AlexxNica commented 2 years ago

Hey there, @halcyondude! Congrats on the awesome work and research you're doing! I'm using a lot of your research to guide my own, which I started a while back for a Filecoin Plus project.

Through my research, I'm trying to follow similar concepts you've described, and I feel like the "Sub-Graph Modules" concept would benefit from the Apollo Federation architecture. Do you know about it already? If not, taking a look may be worth it!

Here are some starting points:

One thing, though, is that it seems Neo4j doesn't readily integrate with it, but it seems easy to make it do so. Here's a repository from the Apollo team that demonstrates it working with Neo4j: https://github.com/apollosolutions/neo4j-subgraph

halcyondude commented 2 years ago

Hi there! I had a look at Apollo Federation, and while it's pretty cool, I'm not sure it's the best fit here, most specifically because subscriptions are not supported. However much of the conceptual information on Schema composition is quite relevant and makes sense.

For now to keep things simple, and not have another layer of indirection, planning to use graphql fragments and a simple directory/manifest approach.

Another concern I had on using Apollo Federation is the impact on the client/query layer, as well as requiring a gateway, the supergraph/subgraph idiom and such to be part of the runtime. In the ideal case (I posit) the compositional model for the data layer is immaterial to the final data model without coupling.

halcyondude commented 2 years ago

https://compiledexperience.com/blog/posts/dynamic-graphql

halcyondude commented 2 years ago

image

AlexxNica commented 2 years ago

@halcyondude That's great! Are you planning on centralizing everything into a single database vendor (in this case, Neo4j for now)?

halcyondude commented 2 years ago

@halcyondude That's great! Are you planning on centralizing everything into a single database vendor (in this case, Neo4j for now)?

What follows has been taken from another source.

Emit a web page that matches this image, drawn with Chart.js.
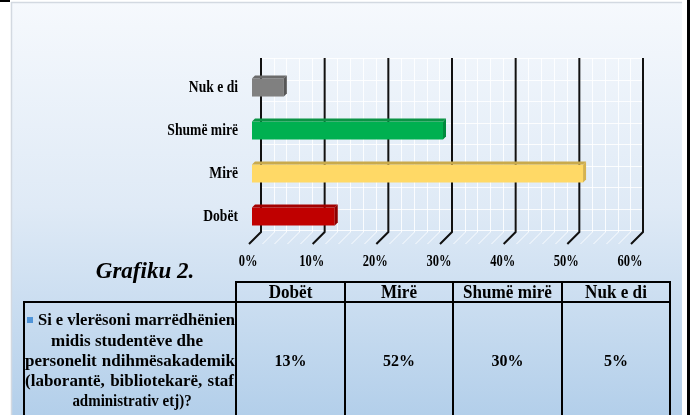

Using Neo4j for the time being, primarily due to existence of APOC and the GDS libraries, and free availability of Neo4j Desktop as a native experience across platforms, with a low[er] barrier to entry for new contributors. As the GraphQL javascript library does all the translation of GraphQL --> OpenCypher, really the standardization is on OpenCypher, which is implemented by other Graph Databases as well (https://opencypher.org/projects)

halcyondude commented 2 years ago

Recently published, apollo's stack just leveled up in terms of oss offerings...

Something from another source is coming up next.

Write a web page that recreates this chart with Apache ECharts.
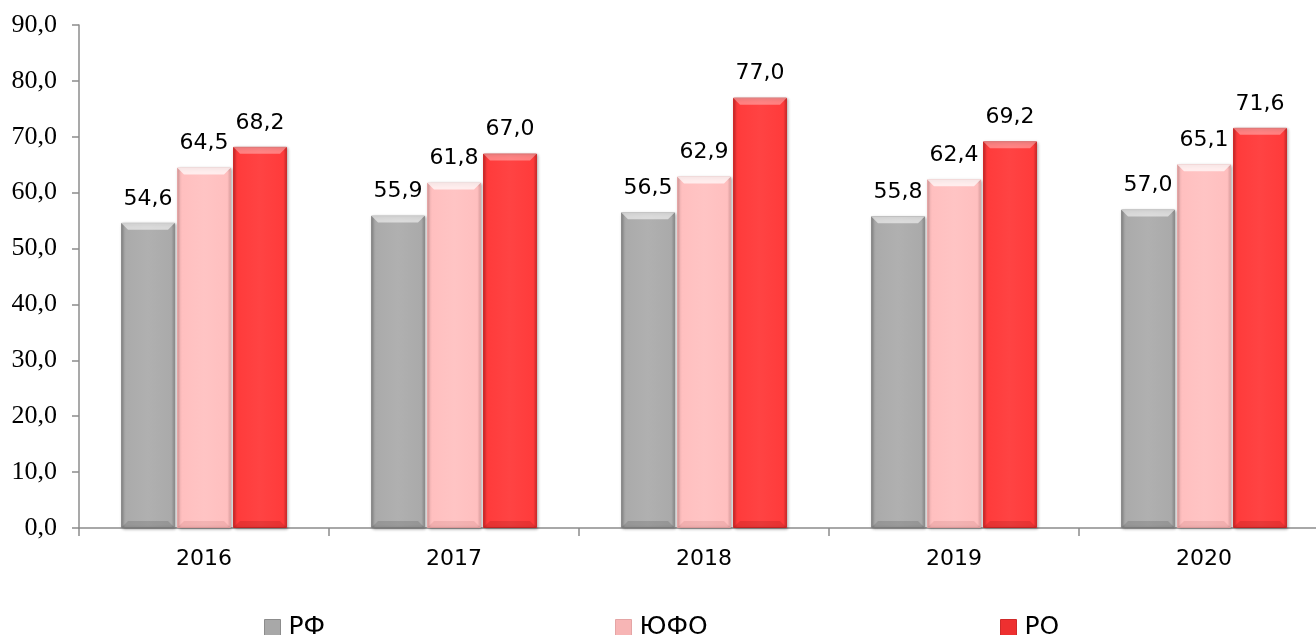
<!DOCTYPE html>
<html><head><meta charset="utf-8">
<script src="https://cdn.jsdelivr.net/npm/echarts@6/dist/echarts.min.js"></script>
<style>html,body{margin:0;padding:0;background:#fff}#c{width:1316px;height:635px}</style>
</head><body><div id="c"></div>
<script>
const categories = ['2016','2017','2018','2019','2020'];
const seriesNames = ['РФ','ЮФО','РО'];
const rf = [54.6, 55.9, 56.5, 55.8, 57.0];
const ufo = [64.5, 61.8, 62.9, 62.4, 65.1];
const ro = [68.2, 67.0, 77.0, 69.2, 71.6];
const yTicks = [0,10,20,30,40,50,60,70,80,90];

const fmt = v => Number(v).toFixed(1).replace('.', ',');
function grad(edge, mid, light){
  return new echarts.graphic.LinearGradient(0,0,1,0,[
    {offset:0,color:edge},{offset:0.07,color:mid},{offset:0.5,color:light},{offset:0.93,color:mid},{offset:1,color:edge}
  ]);
}
const styles = [
  {edge:'#8c8c8c', mid:'#aaaaaa', light:'#b0b0b0', base:'#a8a8a8', hi:'rgba(255,255,255,0.55)', lo:'rgba(0,0,0,0.12)'},
  {edge:'#e4a5a5', mid:'#ffbfbf', light:'#ffc4c4', base:'#f7b5b5', hi:'rgba(255,255,255,0.7)', lo:'rgba(150,60,60,0.12)'},
  {edge:'#cf2a2a', mid:'#ff3b3b', light:'#ff4343', base:'#ee3030', hi:'rgba(255,255,255,0.35)', lo:'rgba(100,0,0,0.15)'}
];
const data = [rf, ufo, ro];
const SANS = 'DejaVu Sans, Liberation Sans, Arial';
const BW = 54, GAP = 2, BEV = 7;
const chart = echarts.init(document.getElementById('c'), null, {renderer:'canvas'});
const series = seriesNames.map((n,i)=>({
  name:n, type:'bar', data:data[i], barWidth:BW, barGap:(GAP/BW*100)+'%',
  itemStyle:{color:grad(styles[i].edge,styles[i].mid,styles[i].light), borderColor:styles[i].edge, borderWidth:1,
    shadowColor:'rgba(0,0,0,0.3)', shadowBlur:3, shadowOffsetX:1, shadowOffsetY:1},
  label:{show:true, position:'top', distance:13, formatter:p=>fmt(p.value), fontFamily:SANS, fontSize:22, color:'#000'}
}));
// bevel overlays
seriesNames.forEach((n,i)=>{
  series.push({
    name:'bevel'+i, type:'custom', silent:true, z:5,
    data:data[i].map((v,k)=>[k,v]),
    encode:{x:0,y:1},
    renderItem:(params, api)=>{
      const top = api.coord([api.value(0), api.value(1)]);
      const bot = api.coord([api.value(0), 0]);
      const cx = top[0] + (i-1)*(BW+GAP);
      const x0 = cx - BW/2, x1 = cx + BW/2, y0 = top[1], y1 = bot[1];
      return {type:'group', children:[
        {type:'polygon', shape:{points:[[x0,y0],[x1,y0],[x1-BEV,y0+BEV],[x0+BEV,y0+BEV]]}, style:{fill:styles[i].hi}},
        {type:'polygon', shape:{points:[[x0,y1],[x1,y1],[x1-BEV,y1-BEV],[x0+BEV,y1-BEV]]}, style:{fill:styles[i].lo}}
      ]};
    }
  });
});
const legendPos = [264, 615, 1000];
chart.setOption({
  animation:false,
  grid:{left:79, top:25, right:-13, bottom:107, containLabel:false, outerBoundsMode:'none'},
  legend: seriesNames.map((n,i)=>({
    data:[{name:n, icon:'rect', itemStyle:{color:styles[i].base, borderColor:styles[i].edge, borderWidth:1}}],
    left:legendPos[i], top:615, itemWidth:16, itemHeight:16, itemGap:4, padding:0,
    textStyle:{fontFamily:SANS, fontSize:25, color:'#000', padding:[0,0,0,3]}
  })),
  xAxis:{type:'category', data:categories,
    axisLine:{lineStyle:{color:'#8c8c8c', width:1.5}},
    axisTick:{show:true, length:8, lineStyle:{color:'#8c8c8c', width:1.5}},
    axisLabel:{fontFamily:SANS, fontSize:22, color:'#000', margin:20}},
  yAxis:{type:'value', min:yTicks[0], max:yTicks[yTicks.length-1], interval:10,
    axisLine:{show:true, lineStyle:{color:'#8c8c8c', width:1.5}},
    axisTick:{show:true, length:7, lineStyle:{color:'#8c8c8c', width:1.5}},
    splitLine:{show:false},
    axisLabel:{formatter:v=>fmt(v), fontFamily:'Liberation Serif, Times New Roman', fontSize:26, color:'#000', margin:22}},
  series
});
</script></body></html>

https://www.apollographql.com/blog/announcement/backend/the-supergraph-a-new-way-to-think-about-graphql

https://www.apollographql.com/blog/announcement/backend/apollo-router-our-graphql-federation-runtime-in-rust

It's likely that after a more detailed review we'll move forward with some of these components.

halcyondude commented 2 years ago

Update, after findings in https://github.com/cncf/landscape-graph/issues/4

The the SGM's implemented (initially) are exposed to the supergraph via GraphQL endpoints. This provides strong typing, and interoperability with a deep canon of existing libraries and algorithms, inclusive of ontology/taxonomy/semantic frameworks, as well as documentation and visualization tools.

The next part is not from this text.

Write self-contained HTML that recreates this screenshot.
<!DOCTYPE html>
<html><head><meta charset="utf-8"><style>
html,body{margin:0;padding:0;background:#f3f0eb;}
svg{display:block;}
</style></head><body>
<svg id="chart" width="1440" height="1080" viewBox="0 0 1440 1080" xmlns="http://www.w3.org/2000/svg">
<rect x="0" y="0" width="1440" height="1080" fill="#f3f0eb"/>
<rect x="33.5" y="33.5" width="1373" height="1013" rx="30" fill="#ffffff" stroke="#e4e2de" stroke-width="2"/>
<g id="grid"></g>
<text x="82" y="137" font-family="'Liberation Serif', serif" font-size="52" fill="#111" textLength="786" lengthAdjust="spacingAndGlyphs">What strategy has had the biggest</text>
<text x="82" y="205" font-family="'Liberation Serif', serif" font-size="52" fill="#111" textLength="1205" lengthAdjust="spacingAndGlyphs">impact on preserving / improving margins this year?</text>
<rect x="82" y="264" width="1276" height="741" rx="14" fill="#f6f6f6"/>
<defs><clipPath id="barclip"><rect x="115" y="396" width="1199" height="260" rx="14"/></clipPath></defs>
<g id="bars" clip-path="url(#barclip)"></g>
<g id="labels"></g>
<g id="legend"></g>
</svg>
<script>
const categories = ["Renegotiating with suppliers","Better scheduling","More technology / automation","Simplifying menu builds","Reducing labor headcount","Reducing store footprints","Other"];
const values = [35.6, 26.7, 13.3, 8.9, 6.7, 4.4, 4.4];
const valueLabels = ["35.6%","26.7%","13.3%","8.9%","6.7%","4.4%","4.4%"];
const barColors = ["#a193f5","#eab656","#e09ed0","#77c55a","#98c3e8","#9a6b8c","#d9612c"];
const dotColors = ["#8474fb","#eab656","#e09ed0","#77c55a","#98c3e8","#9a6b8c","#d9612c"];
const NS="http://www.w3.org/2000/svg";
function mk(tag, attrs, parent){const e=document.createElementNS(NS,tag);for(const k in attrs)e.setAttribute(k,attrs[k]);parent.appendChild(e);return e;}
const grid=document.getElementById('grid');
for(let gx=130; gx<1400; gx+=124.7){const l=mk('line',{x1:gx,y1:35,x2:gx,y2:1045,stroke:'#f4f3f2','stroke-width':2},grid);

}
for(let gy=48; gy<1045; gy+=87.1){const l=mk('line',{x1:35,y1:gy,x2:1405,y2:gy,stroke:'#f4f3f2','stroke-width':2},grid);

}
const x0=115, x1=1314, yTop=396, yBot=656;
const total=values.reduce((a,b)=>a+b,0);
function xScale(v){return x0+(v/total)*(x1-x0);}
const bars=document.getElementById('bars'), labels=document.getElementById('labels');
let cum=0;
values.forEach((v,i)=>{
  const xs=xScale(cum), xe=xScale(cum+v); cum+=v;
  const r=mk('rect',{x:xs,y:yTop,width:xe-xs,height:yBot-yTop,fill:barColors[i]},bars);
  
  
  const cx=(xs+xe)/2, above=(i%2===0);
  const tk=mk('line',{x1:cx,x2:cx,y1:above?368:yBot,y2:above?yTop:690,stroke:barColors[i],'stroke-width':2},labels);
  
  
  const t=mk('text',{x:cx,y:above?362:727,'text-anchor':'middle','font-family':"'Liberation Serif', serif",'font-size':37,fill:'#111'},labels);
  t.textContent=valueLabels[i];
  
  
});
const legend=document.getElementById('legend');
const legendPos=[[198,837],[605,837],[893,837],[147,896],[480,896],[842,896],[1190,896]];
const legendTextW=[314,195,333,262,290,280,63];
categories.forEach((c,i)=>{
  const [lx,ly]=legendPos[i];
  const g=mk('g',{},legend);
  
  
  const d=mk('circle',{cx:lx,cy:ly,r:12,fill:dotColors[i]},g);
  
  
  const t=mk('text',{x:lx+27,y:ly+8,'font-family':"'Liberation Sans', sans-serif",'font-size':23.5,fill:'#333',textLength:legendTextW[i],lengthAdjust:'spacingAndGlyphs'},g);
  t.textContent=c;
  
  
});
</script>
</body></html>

A variety of back-end database stores can be used behind that interface. In my view, a graph database w/ the neo4j-graphql javascript library is compelling as it removes the need for writing Resolvers, handling sorting/filtering/pagination, and authoring Mutations. Being able to drop into Cypher via @ directives is a nice escape hatch as well as a way to expose Cypher query capabilities and results as GraphQL.